The following year Baly threw herself into retirement with the same degree of zeal she had exercised during her working life. Within a month of hanging up her thermometer she was back for a few months at a short-staffed RCN before launching herself into an Open University degree followed by post-graduate studies at London University.
Her other books included Professional Responsibility in the Community Health Services (1975), A New Approach to District Nursing (1981), As Florence Nightingale Said (1991), and The History of the Queen's Nursing Institute (1987), for which she was appointed Centenary Fellow of the QNI, "in recognition of her many distinctions in the field of nursing". She also became the first chairman of the RCN's History of Nursing Group and in 1986 was awarded a fellowship of the RCN.

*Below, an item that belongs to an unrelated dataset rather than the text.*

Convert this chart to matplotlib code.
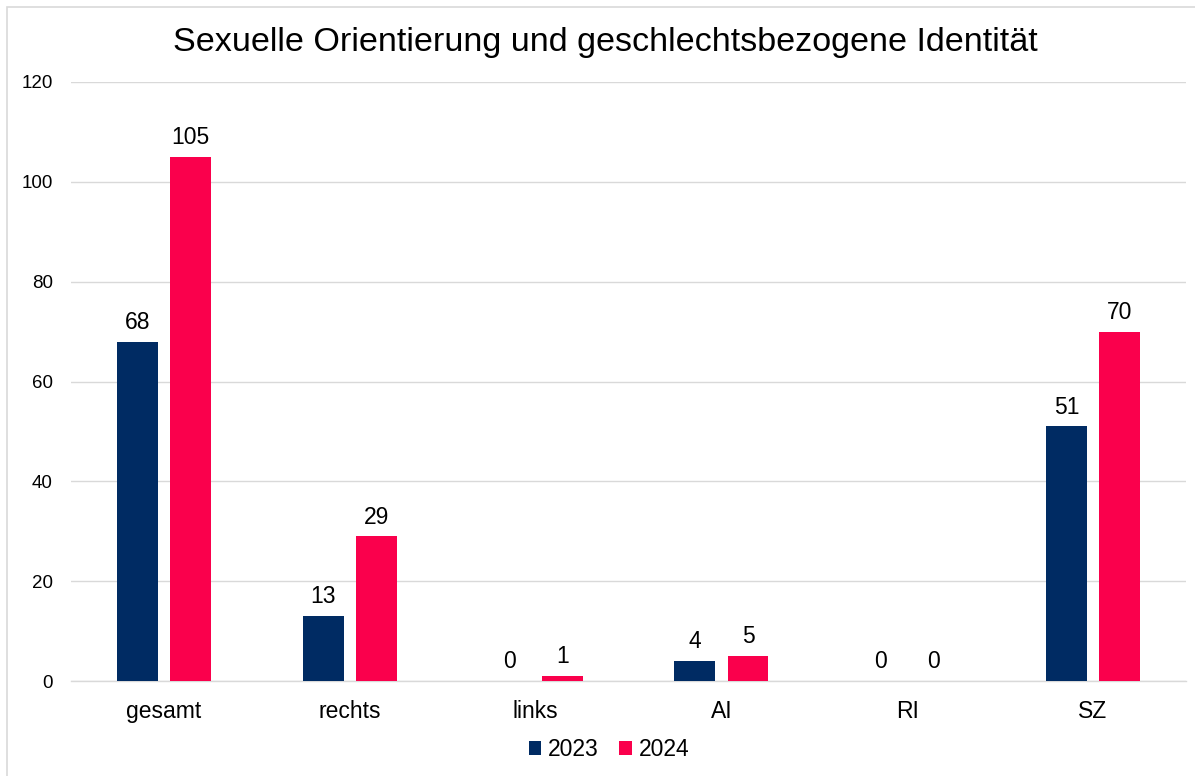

Baly lived in the Royal Crescent in Bath for 47 years, campaigning with the same degree of vigour for its preservation and assiduously supporting other causes which she believed in, including the Royal British Legion's annual Poppy Day appeal, the Bath Festival, and Bath Abbey, where she was a devout member of the congregation.
An avid reader of The Independent, Monica Baly left a codicil to her will asking that, if she received posthumous recognition, it should be within this newspaper's pages.
Monica Eileen Baly, nurse and nursing historian: born 24 May 1914; Western Area Organiser, Royal College of Nursing 1951-74; died Bath 12 November 1998.